● WHAT TO PRODUCE:
Without the images, write out the whole listing exactly.
++++++++
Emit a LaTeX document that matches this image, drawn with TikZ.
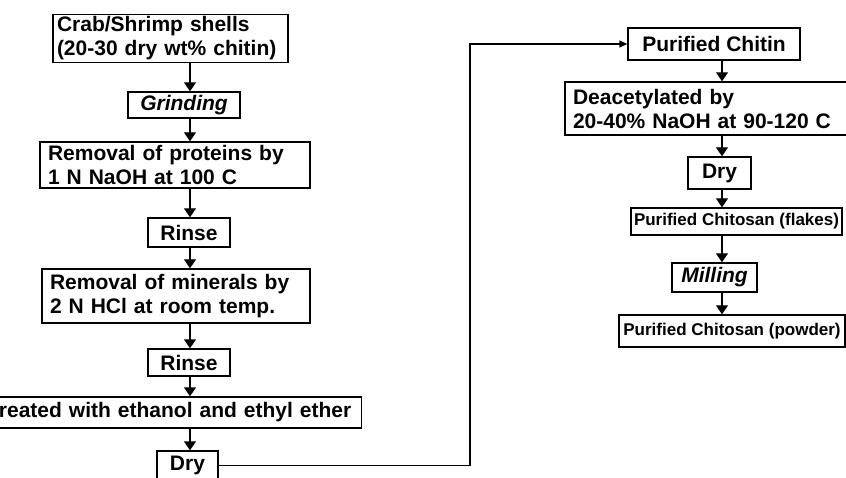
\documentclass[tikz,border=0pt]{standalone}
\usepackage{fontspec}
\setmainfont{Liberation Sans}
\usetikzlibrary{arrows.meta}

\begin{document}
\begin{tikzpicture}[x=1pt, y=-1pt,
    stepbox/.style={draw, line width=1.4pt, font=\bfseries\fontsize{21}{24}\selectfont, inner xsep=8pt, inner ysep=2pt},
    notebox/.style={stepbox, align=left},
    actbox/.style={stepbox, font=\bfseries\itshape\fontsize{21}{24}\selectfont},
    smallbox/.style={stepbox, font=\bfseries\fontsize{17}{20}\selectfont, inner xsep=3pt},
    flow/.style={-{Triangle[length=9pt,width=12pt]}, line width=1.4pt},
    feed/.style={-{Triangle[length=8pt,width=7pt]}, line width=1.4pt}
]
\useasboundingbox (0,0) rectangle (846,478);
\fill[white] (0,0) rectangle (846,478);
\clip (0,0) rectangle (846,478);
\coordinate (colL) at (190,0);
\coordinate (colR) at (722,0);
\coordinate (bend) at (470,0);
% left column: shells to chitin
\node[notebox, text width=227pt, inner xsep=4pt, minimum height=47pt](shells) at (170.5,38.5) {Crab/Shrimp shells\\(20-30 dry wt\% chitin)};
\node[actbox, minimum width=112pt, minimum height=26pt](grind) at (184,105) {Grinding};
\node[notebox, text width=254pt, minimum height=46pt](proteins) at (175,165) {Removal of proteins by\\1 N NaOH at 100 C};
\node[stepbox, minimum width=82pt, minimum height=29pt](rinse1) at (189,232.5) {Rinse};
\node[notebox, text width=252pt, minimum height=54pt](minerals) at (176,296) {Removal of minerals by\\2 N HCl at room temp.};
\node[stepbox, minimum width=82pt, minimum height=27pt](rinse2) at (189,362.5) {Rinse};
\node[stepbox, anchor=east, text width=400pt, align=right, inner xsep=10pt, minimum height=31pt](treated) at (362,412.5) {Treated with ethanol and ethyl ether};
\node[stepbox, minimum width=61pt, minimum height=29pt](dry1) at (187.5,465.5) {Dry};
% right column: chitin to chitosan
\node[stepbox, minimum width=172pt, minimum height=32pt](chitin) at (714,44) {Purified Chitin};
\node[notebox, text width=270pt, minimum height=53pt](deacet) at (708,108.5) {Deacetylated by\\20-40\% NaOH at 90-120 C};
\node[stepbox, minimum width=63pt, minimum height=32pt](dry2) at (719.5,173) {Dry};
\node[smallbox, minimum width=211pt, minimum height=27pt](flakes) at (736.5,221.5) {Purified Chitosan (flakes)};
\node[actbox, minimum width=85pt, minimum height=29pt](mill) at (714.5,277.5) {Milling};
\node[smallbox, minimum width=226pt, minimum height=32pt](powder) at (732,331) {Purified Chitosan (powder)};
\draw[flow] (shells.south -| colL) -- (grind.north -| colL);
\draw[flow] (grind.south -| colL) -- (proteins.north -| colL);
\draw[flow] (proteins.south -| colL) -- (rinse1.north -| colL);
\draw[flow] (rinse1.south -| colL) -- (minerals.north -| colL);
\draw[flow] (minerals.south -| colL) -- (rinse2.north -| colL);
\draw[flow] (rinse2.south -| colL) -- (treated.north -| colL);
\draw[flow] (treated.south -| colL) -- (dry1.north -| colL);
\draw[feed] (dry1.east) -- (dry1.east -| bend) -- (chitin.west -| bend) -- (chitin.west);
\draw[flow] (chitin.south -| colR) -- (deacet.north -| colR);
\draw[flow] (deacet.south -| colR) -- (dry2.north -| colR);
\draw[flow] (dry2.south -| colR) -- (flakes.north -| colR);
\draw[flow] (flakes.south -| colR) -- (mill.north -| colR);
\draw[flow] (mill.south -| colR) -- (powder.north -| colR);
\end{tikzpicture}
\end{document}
++++++++
● RIGHT ANSWER:
Emit a LaTeX document that matches this image, drawn with TikZ.
\documentclass[tikz,border=0pt]{standalone}
\usepackage{fontspec}
\setmainfont{Liberation Sans}
\usetikzlibrary{arrows.meta}

\begin{document}
\begin{tikzpicture}[x=1pt, y=-1pt,
    stepbox/.style={draw, line width=1.4pt, font=\bfseries\fontsize{21}{24}\selectfont, inner xsep=8pt, inner ysep=2pt},
    notebox/.style={stepbox, align=left},
    actbox/.style={stepbox, font=\bfseries\itshape\fontsize{21}{24}\selectfont},
    smallbox/.style={stepbox, font=\bfseries\fontsize{17}{20}\selectfont, inner xsep=3pt},
    flow/.style={-{Triangle[length=9pt,width=12pt]}, line width=1.4pt},
    feed/.style={-{Triangle[length=8pt,width=7pt]}, line width=1.4pt}
]
\useasboundingbox (0,0) rectangle (846,478);
\fill[white] (0,0) rectangle (846,478);
\clip (0,0) rectangle (846,478);
\coordinate (colL) at (190,0);
\coordinate (colR) at (722,0);
\coordinate (bend) at (470,0);
% left column: shells to chitin
\node[notebox, text width=227pt, inner xsep=4pt, minimum height=47pt](shells) at (170.5,38.5) {Crab/Shrimp shells\\(20-30 dry wt\% chitin)};
\node[actbox, minimum width=112pt, minimum height=26pt](grind) at (184,105) {Grinding};
\node[notebox, text width=254pt, minimum height=46pt](proteins) at (175,165) {Removal of proteins by\\1 N NaOH at 100 C};
\node[stepbox, minimum width=82pt, minimum height=29pt](rinse1) at (189,232.5) {Rinse};
\node[notebox, text width=252pt, minimum height=54pt](minerals) at (176,296) {Removal of minerals by\\2 N HCl at room temp.};
\node[stepbox, minimum width=82pt, minimum height=27pt](rinse2) at (189,362.5) {Rinse};
\node[stepbox, anchor=east, text width=400pt, align=right, inner xsep=10pt, minimum height=31pt](treated) at (362,412.5) {Treated with ethanol and ethyl ether};
\node[stepbox, minimum width=61pt, minimum height=29pt](dry1) at (187.5,465.5) {Dry};
% right column: chitin to chitosan
\node[stepbox, minimum width=172pt, minimum height=32pt](chitin) at (714,44) {Purified Chitin};
\node[notebox, text width=270pt, minimum height=53pt](deacet) at (708,108.5) {Deacetylated by\\20-40\% NaOH at 90-120 C};
\node[stepbox, minimum width=63pt, minimum height=32pt](dry2) at (719.5,173) {Dry};
\node[smallbox, minimum width=211pt, minimum height=27pt](flakes) at (736.5,221.5) {Purified Chitosan (flakes)};
\node[actbox, minimum width=85pt, minimum height=29pt](mill) at (714.5,277.5) {Milling};
\node[smallbox, minimum width=226pt, minimum height=32pt](powder) at (732,331) {Purified Chitosan (powder)};
\draw[flow] (shells.south -| colL) -- (grind.north -| colL);
\draw[flow] (grind.south -| colL) -- (proteins.north -| colL);
\draw[flow] (proteins.south -| colL) -- (rinse1.north -| colL);
\draw[flow] (rinse1.south -| colL) -- (minerals.north -| colL);
\draw[flow] (minerals.south -| colL) -- (rinse2.north -| colL);
\draw[flow] (rinse2.south -| colL) -- (treated.north -| colL);
\draw[flow] (treated.south -| colL) -- (dry1.north -| colL);
\draw[feed] (dry1.east) -- (dry1.east -| bend) -- (chitin.west -| bend) -- (chitin.west);
\draw[flow] (chitin.south -| colR) -- (deacet.north -| colR);
\draw[flow] (deacet.south -| colR) -- (dry2.north -| colR);
\draw[flow] (dry2.south -| colR) -- (flakes.north -| colR);
\draw[flow] (flakes.south -| colR) -- (mill.north -| colR);
\draw[flow] (mill.south -| colR) -- (powder.north -| colR);
\end{tikzpicture}
\end{document}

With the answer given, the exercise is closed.